Gozzi s’était déjà signalé par des pièces de pure fantaisie, où l’on admirait, à défaut d’observation et d’étude, un style éclatant, une imagination gracieuse et hardie. Encore ne prenait-il pas toujours la peine d’écrire. Souvent, après avoir, dans un de ses drames, passé capricieusement, à l’exemple de Shakspeare, de la prose aux vers et des vers à la prose, il n’est pas rare de le voir indiquer par un simple canevas, dans une autre partie du même ouvrage, les jeux de scène aux acteurs. Il avait si bien réussi dans ce genre bizarre, qu’il combattait un peu pro domo sua quand il défendait la comédie improvisée; pourtant il est juste de dire qu’il fut surtout poussé par le désir de sauver d’une misère inévitable la compagnie dramatique de l’arlequin Sacchi, auquel il était sincèrement attaché. Après les premières pièces de Goldoni, non-seulement Gozzi persévéra dans la voie où il avait rencontré de brillans succès, mais encore, dans des préfaces merveilleusement écrites et cruelles pour ses adversaires, il défendit avec énergie la comédie plus ou moins improvisée. Il lui promit une longue durée, si longue, dit-il, qu’il n’est permis à personne d’en prévoir la fin. C’était là une prophétie téméraire, à la veille du jour où la comédie in-promptu devait se voir réduite à n’être plus qu’un divertissement populaire. C’était prendre la vive et dernière lueur de la lampe expirante pour un éclat durable et régulier. Au reste, Gozzi ne paraît pas avoir eu le jugement bien sûr. On vient de le voir commettre une erreur de fait et de goût assez grave. Voici qui passe tout le reste : il ose prétendre que Destouches, Boissy et les autres, formant ce qu’il appelle l’école de Molière, ont produit des œuvres incomparablement supérieures à celles du maître, bien que le faux goût des Français persiste à leur préférer celui-ci. Goldoni n’a jamais rien écrit de pareil.

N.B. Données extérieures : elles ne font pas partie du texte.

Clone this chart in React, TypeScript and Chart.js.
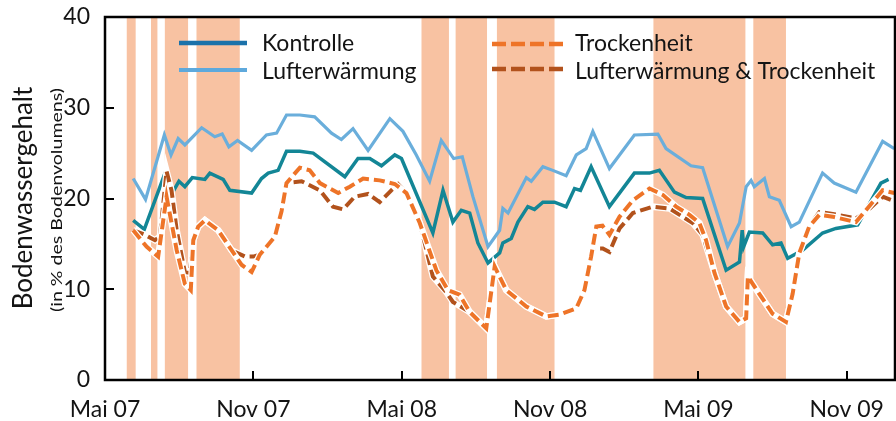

Le triomphe du rival de Gozzi est incontesté aujourd’hui. Par malheur, il se fit attendre. L’injustice de ses concitoyens découragea Goldoni. Comme Riccoboni, il prit le chemin de la France. A Paris, la ville et la cour s’attachèrent à lui faire oublier ses mécomptes par les applaudissemens et les faveurs dont elles le comblèrent. C’est à Paris qu’il écrivit en français et fit jouer sa meilleure comédie, le Bourru bienfaisant, où il aborde enfin la vraie comédie de caractère et se montre l’émule des meilleurs héritiers de Molière.